Matt Lengel

No. 88, 82, 86, 89
- Position:: Tight end

Personal information
- Born:: December 27, 1990 (age 34) Mechanicsburg, Pennsylvania, U.S.
- Height:: 6 ft 8 in (2.03 m)
- Weight:: 265 lb (120 kg)

Career information
- High school:: Cumberland Valley (Mechanicsburg)
- College:: Eastern Kentucky Northeastern
- Undrafted:: 2015

Career history
- Cincinnati Bengals (2015–2016)*; New England Patriots (2016–2017); Cleveland Browns (2017); Houston Texans (2018)*; Cincinnati Bengals (2018); Indianapolis Colts (2019);
- * Offseason and/or practice squad member only

Career highlights and awards
- Super Bowl champion (LI);

Career NFL statistics
- Receptions:: 5
- Receiving yards:: 39
- Receiving touchdowns:: 2
- Stats at Pro Football Reference

= Matt Lengel =

American football player (born 1990)

Matthew Lengel (born December 27, 1990) is an American former professional football player who was a tight end in the National Football League (NFL). He was signed by the Cincinnati Bengals as an undrafted free agent in 2015. He played college football for the Eastern Kentucky Colonels and Northeastern Huskies. He also played for the New England Patriots, where he was a member of the Super Bowl LI-winning team, as well as the Cleveland Browns, Houston Texans, and Indianapolis Colts.

==College career==
Lengel redshirted his freshman year in 2009 at Northeastern University before transferring to Eastern Kentucky the following year, after Northeastern shut down its football program. He played in 37 games over five seasons (2010–2014), totaling 33 catches for 361 yards. He suffered a torn ACL in the 2012 season opener and missed the entire season. He re-injured the same knee the following year after starting the first two games in 2013.

==Professional career==

Pre-draft measurables
| Height | Weight | Arm length | Hand span | 40-yard dash | 20-yard shuttle | Three-cone drill | Vertical jump | Broad jump |
| 6 ft 7+7⁄8 in (2.03 m) | 265 lb (120 kg) | 33+3⁄4 in (0.86 m) | 10+1⁄8 in (0.26 m) | 4.79 s | 4.33 s | 7.26 s | 32 in (0.81 m) | 9 ft 9 in (2.97 m) |
Height, weight, and 40-yard dash from NFL Combine. All other values from Eastern Kentucky Pro Day.

===Cincinnati Bengals===
Lengel signed with the Cincinnati Bengals as an undrafted free agent on May 8, 2015. He was released on September 5, 2015, and was signed to the practice squad the next day, where he spent his entire rookie season. He signed a reserve/future contract with the Bengals on January 11, 2016.

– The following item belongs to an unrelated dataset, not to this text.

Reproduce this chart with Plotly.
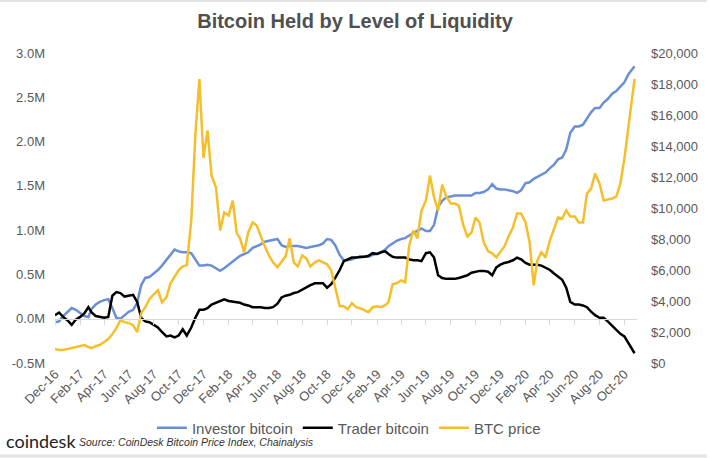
import pandas as pd
import plotly.graph_objects as go

# x grid: 1st, 11th, 21st of each month (Dec-16 .. Oct-20) + last reading
month_starts = pd.date_range("2016-12-01", "2020-10-01", freq="MS")
dates = [d + pd.Timedelta(days=k) for d in month_starts for k in (0, 10, 20)] + [pd.Timestamp("2020-10-26")]

# Investor bitcoin (millions of BTC)
investor = [
    -0.04, -0.03, 0.03,   0.08, 0.12, 0.10,   0.06, 0.03, 0.02,   0.11, 0.16, 0.19,
    0.21, 0.22, 0.12,     0.01, 0.00, 0.04,   0.08, 0.10, 0.18,   0.38, 0.46, 0.47,
    0.51, 0.55, 0.60,     0.66, 0.72, 0.78,   0.76, 0.75, 0.75,   0.74, 0.67, 0.60,
    0.60, 0.61, 0.60,     0.57, 0.54, 0.57,   0.61, 0.65, 0.69,   0.71, 0.73, 0.75,
    0.80, 0.82, 0.84,     0.87, 0.88, 0.89,   0.90, 0.83, 0.81,   0.82, 0.82, 0.82,
    0.81, 0.80, 0.81,     0.82, 0.83, 0.85,   0.90, 0.89, 0.83,   0.72, 0.66, 0.66,
    0.67, 0.69, 0.69,     0.70, 0.70, 0.72,   0.74, 0.75, 0.78,   0.82, 0.85, 0.88,
    0.90, 0.91, 0.94,     0.97, 0.99, 1.02,   0.99, 0.99, 1.06,   1.26, 1.33, 1.37,
    1.38, 1.39, 1.39,     1.39, 1.39, 1.39,   1.42, 1.42, 1.43,   1.46, 1.52, 1.47,
    1.46, 1.46, 1.45,     1.44, 1.42, 1.45,   1.53, 1.54, 1.58,   1.60, 1.62, 1.65,
    1.70, 1.74, 1.80,     1.82, 1.91, 2.10,   2.17, 2.17, 2.19,   2.26, 2.33, 2.38,
    2.38, 2.44, 2.48,     2.54, 2.57, 2.62,   2.67, 2.76, 2.83,   2.85,
]

# Trader bitcoin (millions of BTC)
trader = [
    0.04, 0.07, 0.02,     -0.02, -0.07, -0.01,  0.02, 0.06, 0.13,   0.07, 0.03, 0.02,
    0.01, 0.02, 0.26,     0.30, 0.29, 0.25,     0.26, 0.27, 0.19,   0.01, -0.03, -0.04,
    -0.07, -0.10, -0.15,  -0.20, -0.19, -0.21,  -0.19, -0.12, -0.19, -0.10, 0.01, 0.10,
    0.10, 0.12, 0.16,     0.18, 0.20, 0.22,     0.20, 0.19, 0.18,   0.18, 0.16, 0.15,
    0.13, 0.13, 0.13,     0.12, 0.12, 0.13,     0.17, 0.24, 0.26,   0.27, 0.29, 0.30,
    0.33, 0.36, 0.38,     0.40, 0.40, 0.40,     0.35, 0.39, 0.46,   0.55, 0.65, 0.67,
    0.69, 0.69, 0.70,     0.70, 0.71, 0.74,     0.73, 0.75, 0.76,   0.73, 0.70, 0.69,
    0.69, 0.69, 0.67,     0.66, 0.66, 0.65,     0.74, 0.75, 0.69,   0.49, 0.46, 0.45,
    0.45, 0.45, 0.46,     0.48, 0.49, 0.52,     0.53, 0.54, 0.54,   0.53, 0.49, 0.58,
    0.61, 0.63, 0.64,     0.66, 0.69, 0.67,     0.63, 0.61, 0.61,   0.61, 0.60, 0.58,
    0.55, 0.51, 0.47,     0.44, 0.35, 0.19,     0.16, 0.16, 0.15,   0.13, 0.08, 0.04,
    0.01, 0.01, -0.03,    -0.08, -0.12, -0.17,  -0.20, -0.28, -0.35, -0.39,
]

# BTC price (USD)
btc_price = [
    900, 840, 840,        900, 965, 1030,       1090, 1160, 1030,     965, 1090, 1160,
    1350, 1540, 1865,     2250, 2765, 2635,     2570, 2445, 1995,     3215, 3600, 4115,
    4435, 4695, 3920,     4245, 5145, 5530,     5980, 6235, 6300,     9200, 14660, 18325,
    13245, 15000, 12090,  11320, 8550, 9710,    9515, 10480, 8360,    8040, 7140, 8420,
    9065, 8875, 8165,     7520, 6945, 6495,     6175, 6495, 6880,     8040, 6495, 6235,
    6945, 6750, 6235,     6495, 6620, 6495,     6365, 5980, 4820,     3665, 3665, 3470,
    3860, 3600, 3535,     3410, 3280, 3600,     3665, 3600, 3730,     3920, 5080, 5145,
    5335, 5210, 7590,     8550, 8040, 9840,     10480, 12090, 10675,  9840, 11510, 10740,
    10290, 10290, 10160,  8875, 8165, 8420,     9390, 9065, 7780,     7200, 7075, 6815,
    7200, 7520, 8165,     8745, 9645, 9645,     9065, 7780, 5015,     6620, 7140, 6815,
    7910, 8680, 9390,     9325, 9840, 9450,     9450, 9065, 9065,     10930, 11250, 12220,
    11575, 10480, 10545,  10610, 10740, 11575,  13180, 15300, 17360,  18325,
]

left_tickvals = [-0.5, 0.0, 0.5, 1.0, 1.5, 2.0, 2.5, 3.0]
left_ticktext = ["-0.5M", "0.0M", "0.5M", "1.0M", "1.5M", "2.0M", "2.5M", "3.0M"]
right_tickvals = [0, 2000, 4000, 6000, 8000, 10000, 12000, 14000, 16000, 18000, 20000]
right_ticktext = ["$0", "$2,000", "$4,000", "$6,000", "$8,000", "$10,000",
                  "$12,000", "$14,000", "$16,000", "$18,000", "$20,000"]

BLUE = "#6a8fd5"
BLACK = "#000000"
YELLOW = "#f5bf2b"
GRAY = "#595959"

fig = go.Figure()
fig.add_trace(go.Scatter(x=dates, y=investor, name="Investor bitcoin", mode="lines",
                         line=dict(color=BLUE, width=2.5)))
fig.add_trace(go.Scatter(x=dates, y=trader, name="Trader bitcoin", mode="lines",
                         line=dict(color=BLACK, width=2.5)))
fig.add_trace(go.Scatter(x=dates, y=btc_price, name="BTC price", mode="lines",
                         line=dict(color=YELLOW, width=2.5), yaxis="y2"))
# invisible helper so the zero-line tick axis is drawn
fig.add_trace(go.Scatter(x=dates, y=investor, mode="lines", xaxis="x2", showlegend=False,
                         hoverinfo="skip", line=dict(color="rgba(0,0,0,0)", width=0)))

zero_pos = 0.5 / 3.5

fig.update_layout(
    width=710, height=458,
    margin=dict(l=55, r=64, t=53, b=95),
    paper_bgcolor="white", plot_bgcolor="white",
    font=dict(family="Liberation Sans, Arial, sans-serif", color=GRAY, size=13),
    title=dict(text="<b>Bitcoin Held by Level of Liquidity</b>", x=0.5, xanchor="center",
               y=0.955, yanchor="middle", font=dict(size=20, color="#505050")),
    xaxis=dict(type="date", range=["2016-12-01", "2020-11-01"], tick0="2016-12-01",
               dtick="M2", tickformat="%b-%y", tickangle=-45, showgrid=False,
               zeroline=False, showline=False, ticks="", tickfont=dict(size=13, color=GRAY)),
    xaxis2=dict(type="date", matches="x", overlaying="x", anchor="free", position=zero_pos,
                tick0="2016-12-01", dtick="M2", showticklabels=False, ticks="outside",
                ticklen=5, tickcolor="#d9d9d9", showline=True, linecolor="#d9d9d9",
                linewidth=1, showgrid=False, zeroline=False),
    yaxis=dict(range=[-0.5, 3.0], tickvals=left_tickvals, ticktext=left_ticktext,
               showgrid=False, zeroline=False, showline=False, ticks="",
               ticklabelstandoff=9, tickfont=dict(size=13, color=GRAY)),
    yaxis2=dict(range=[0, 20000], overlaying="y", side="right", tickvals=right_tickvals,
                ticktext=right_ticktext, showgrid=False, zeroline=False, showline=False,
                ticks="", ticklabelstandoff=13, tickfont=dict(size=13, color=GRAY)),
    legend=dict(orientation="h", x=0.505, xanchor="center", y=-0.21, yanchor="middle",
                font=dict(size=15, color=GRAY), bgcolor="rgba(0,0,0,0)"),
    showlegend=True,
    annotations=[
        dict(text="coindesk", xref="paper", yref="paper", x=-0.087, y=-0.252,
             xanchor="left", yanchor="middle", showarrow=False,
             font=dict(family="Lato, Liberation Sans, sans-serif", size=18, color="#222222")),
        dict(text="<i>Source: CoinDesk Bitcoin Price Index, Chainalysis</i>", xref="paper",
             yref="paper", x=0.037, y=-0.254, xanchor="left", yanchor="middle",
             showarrow=False, font=dict(size=10.5, color="#333333")),
    ],
    shapes=[
        dict(type="line", xref="paper", yref="paper", x0=-0.1, x1=1.12,
             y0=(363 - 1) / 310, y1=(363 - 1) / 310, line=dict(color="#e3e3e3", width=2)),
        dict(type="line", xref="paper", yref="paper", x0=-0.1, x1=1.12,
             y0=(363 - 456) / 310, y1=(363 - 456) / 310, line=dict(color="#e3e3e3", width=3)),
    ],
)

fig.write_html("out.html", config={"displayModeBar": False},
               post_script="document.body.style.margin='0px';document.body.style.padding='0px';")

Lengel was released by the Bengals on September 3, 2016, and was signed to the practice squad during the next day.

===New England Patriots===
On November 2, 2016, Lengel was signed by the New England Patriots off the Bengals' practice squad after the Patriots lost tight end Rob Gronkowski to injury.

On December 24, 2016, Lengel caught his first career touchdown on his first career reception against the New York Jets, on an 18-yard pass from Tom Brady. On January 1, 2017, Lengel caught his second career catch from Tom Brady that went for four yards. He finished up the regular season in 2016 with two catches for 22 yards and a touchdown. The Patriots finished the season with a 14–2 record, which earned the team the top seed in the AFC playoffs. On February 5, 2017, Lengel was part of the Patriots team that won Super Bowl LI. In the game, the Patriots defeated the Atlanta Falcons by a score of 34–28 in overtime.

Lengel was tendered by the Patriots on March 7, 2017. He was waived/injured on August 27, 2017, and placed on injured reserve. He was released on September 30, 2017, with an injury settlement.

===Cleveland Browns===
On October 10, 2017, Lengel was signed to the Cleveland Browns' practice squad. He was promoted to the active roster on October 25, 2017.

On April 12, 2018, Lengel was waived by the Browns.

===Houston Texans===
On April 13, 2018, Lengel was claimed off waivers by the Houston Texans. He was waived on September 1, 2018, and was signed to the practice squad the next day.

===Cincinnati Bengals (second stint)===
On October 10, 2018, Lengel was signed by the Cincinnati Bengals off the Texans practice squad.

===Indianapolis Colts===
On November 25, 2019, Lengel was signed by the Indianapolis Colts. He was waived on December 4, 2019. He signed a reserve/future contract with the Colts on December 30, 2019. He was released on July 28, 2020.